Well, there are a bunch of different concepts being discussed.  The
primary one is localization of routing, which isn't just possible, it's
best-practice, and something Brazil has been doing an excellent job of
already for quite a few years.  If you look at
https://pch.net/applications/ixpdir/summary/ you'll see that they've got
23 active exchanges, which puts them second in the world after the U.S.,
with 77% annualized growth, compared to 10% in the U.S.  If you look at the
Brazil section of https://pch.net/ixpdir you'll see that almost all of
that growth has been occurring since they made it an explicit policy goal
in 2008, and began aggressively implementing IXP best-practices.

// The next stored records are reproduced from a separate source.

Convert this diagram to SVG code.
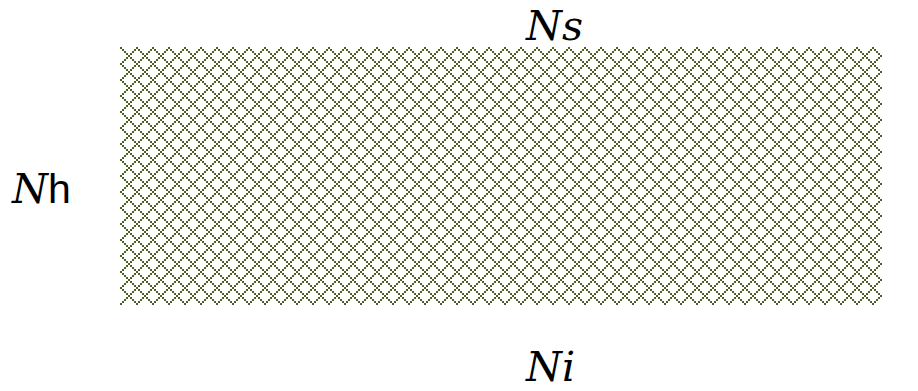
<svg xmlns="http://www.w3.org/2000/svg" width="918" height="391" viewBox="0 0 918 391">
  <defs>
    <!-- dotted diagonal lattice, 8x8 cell drawn at 2px per dot -->
    <pattern id="lattice" x="120" y="47" width="16" height="16" patternUnits="userSpaceOnUse">
      <path fill="#4F6228" shape-rendering="crispEdges"
        d="M0 0h2v2h-2z M2 2h2v2h-2z M14 2h2v2h-2z M4 4h2v2h-2z M12 4h2v2h-2z M6 6h2v2h-2z M10 6h2v2h-2z M8 8h2v2h-2z M10 10h2v2h-2z M6 10h2v2h-2z M12 12h2v2h-2z M4 12h2v2h-2z M14 14h2v2h-2z M2 14h2v2h-2z"/>
    </pattern>
    <style>
      .math { font-family: "DejaVu Serif", "Liberation Serif", serif; font-style: italic; font-size: 41px; fill: #000; }
      .up { font-family: "Liberation Sans", "DejaVu Sans", sans-serif; font-style: normal; font-size: 41px; fill: #000; }
    </style>
  </defs>
  <rect width="918" height="391" fill="#fff"/>

  <g id="block">
    <rect x="120" y="47" width="762" height="258" fill="url(#lattice)"/>
  </g>

  <g id="label-top">
    <text class="math" x="526" y="40">Ns</text>
  </g>
  <g id="label-left">
    <text x="12" y="203"><tspan class="math">N</tspan><tspan class="up">h</tspan></text>
  </g>
  <g id="label-bottom">
    <text class="math" x="526" y="381">Ni</text>
  </g>
  <g id="connectors"/>
</svg>
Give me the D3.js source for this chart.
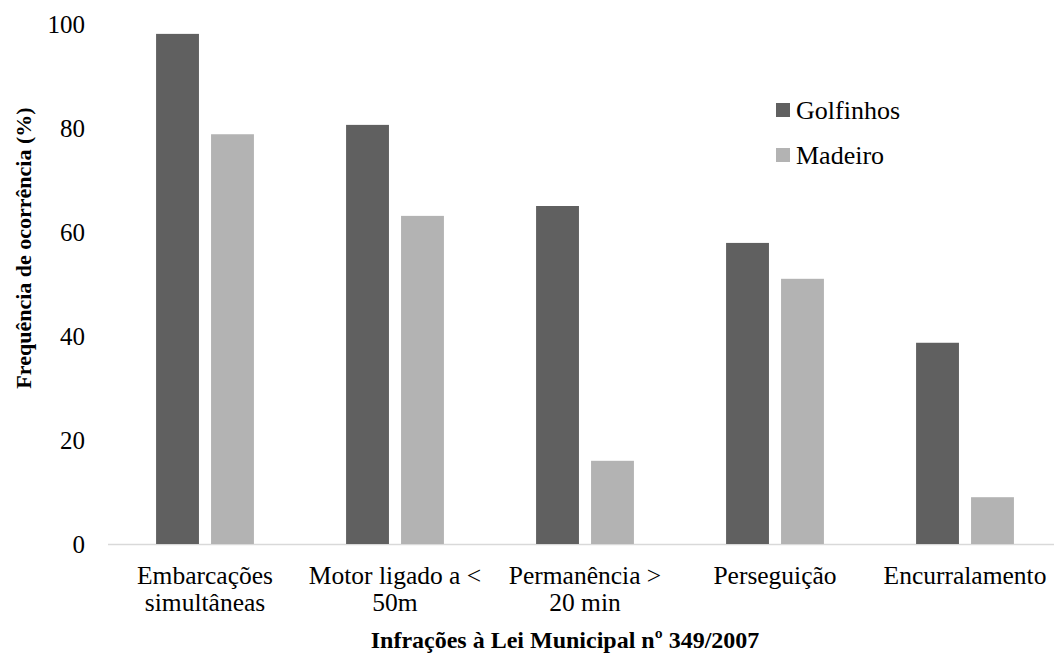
<!DOCTYPE html>
<html><head><meta charset="utf-8">
<script src="https://cdn.jsdelivr.net/npm/d3@7"></script>
<style>body{margin:0;background:#fff}svg{display:block}</style>
</head><body><svg id="c" width="1054" height="656"></svg>
<script>
const categories = [["Embarcações","simultâneas"],["Motor ligado a <","50m"],["Permanência >","20 min"],["Perseguição"],["Encurralamento"]];
const seriesNames = ["Golfinhos","Madeiro"];
const golfinhos = [98.1, 80.6, 65.0, 57.9, 38.7];
const madeiro = [78.8, 63.1, 16.0, 51.0, 9.0];
const yTicks = [0,20,40,60,80,100];
const colors = ["#606060","#b3b3b3"];
const FF = "'Liberation Serif', 'Times New Roman', Times, serif";

const svg = d3.select("#c");
const y = d3.scaleLinear().domain([0,100]).range([544,24]);
const x0 = d3.scaleBand().domain(d3.range(categories.length)).range([110,1060]).paddingInner(0.485).paddingOuter(0.2425);
const x1 = d3.scaleBand().domain(seriesNames).range([0,x0.bandwidth()]).paddingInner(0.22);
const seriesVals = [golfinhos, madeiro];

svg.append("line").attr("x1",108).attr("x2",1054).attr("y1",y(0)+0.5).attr("y2",y(0)+0.5).attr("stroke","#d9d9d9").attr("stroke-width",1.5);

svg.append("g").selectAll("text").data(yTicks).join("text")
  .attr("font-family",FF)
  .attr("x",85).attr("y",d=>y(d)).attr("dy","0.35em").attr("text-anchor","end")
  .attr("font-size",25).text(d=>d);

const g = svg.append("g");
seriesNames.forEach((s,si)=>{
  g.selectAll(null).data(seriesVals[si]).join("rect")
    .attr("x",(d,i)=>x0(i)+x1(s)).attr("width",x1.bandwidth())
    .attr("y",d=>y(d)).attr("height",d=>y(0)-y(d))
    .attr("fill",colors[si]);
});

const cl = svg.append("g");
categories.forEach((lines,i)=>{
  const cx = x0(i)+x0.bandwidth()/2;
  const t = cl.append("text").attr("font-family",FF).attr("text-anchor","middle").attr("font-size",25.5)
    .attr("x",cx).attr("y",584);
  lines.forEach((l,j)=>t.append("tspan").attr("x",cx).attr("dy",j?27:0).text(l));
});

svg.append("text").attr("font-family",FF).attr("x",565).attr("y",648).attr("text-anchor","middle").attr("font-size",24).attr("font-weight","bold")
  .text("Infrações à Lei Municipal nº 349/2007");
svg.append("text").attr("font-family",FF).attr("transform","translate(31,248) rotate(-90)").attr("text-anchor","middle").attr("font-size",22).attr("font-weight","bold")
  .text("Frequência de ocorrência (%)");

const lg = svg.append("g");
seriesNames.forEach((s,i)=>{
  const yy = 110 + i*45;
  lg.append("rect").attr("x",776).attr("y",yy-7).attr("width",14).attr("height",14).attr("fill",colors[i]);
  lg.append("text").attr("font-family",FF).attr("x",796).attr("y",yy).attr("dy","0.35em").attr("font-size",26).text(s);
});
</script></body></html>
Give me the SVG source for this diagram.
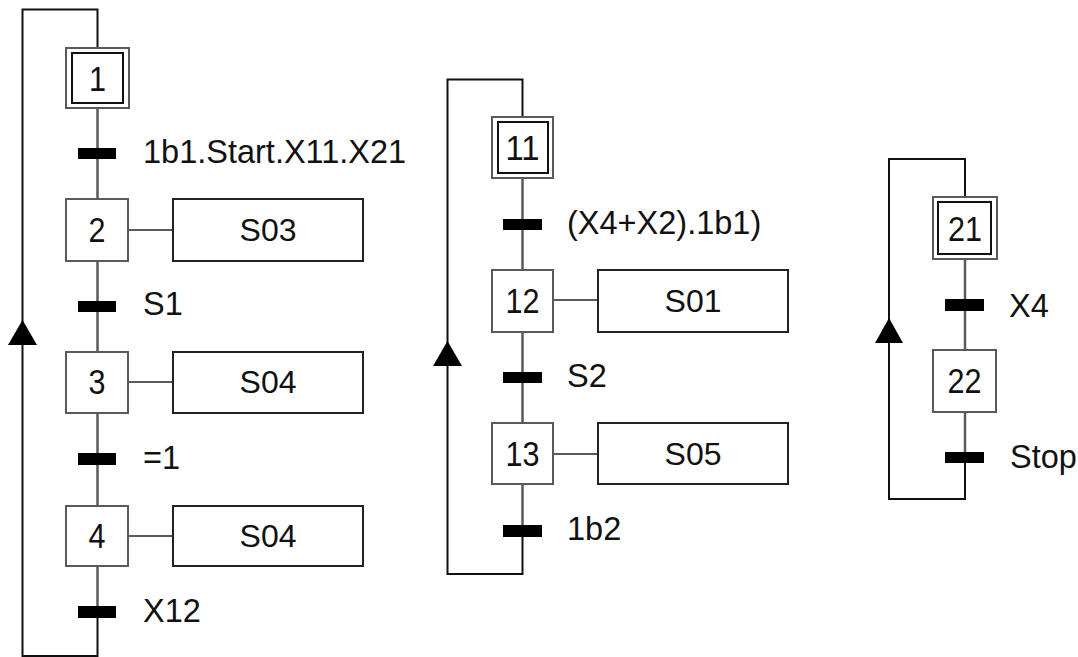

At a governance level, Brazil is divided.  The CGI, which decides and
implements domestic Internet policy, is the agency responsible for all this
growth and best-practices-following.  As such, they've been largely aligned
with OECD-country and Internet interests.  The Brazilian federal
government, on the other hand, sets foreign policy, interacts with the ITU,
et cetera.  And so although it has no appreciable influence over what
happens _within_ the country, it's what's seen by other national
governments in diplomatic circles.  In Internet governance, Brazil tends
toward this Brazil-India-South Africa axis, which doesn't particularly
align with the Internet or OECD countries, unless by accident.  This is the
area that Internet folks are most worried about, since those three
countries are second-tier thought-leaders in the ITU, and can swing a lot
of developing-country votes in their respective regions.  So Brazil is, in
many ways, the U.S.' opposite: they do the right thing domestically, but
say the wrong thing internationally.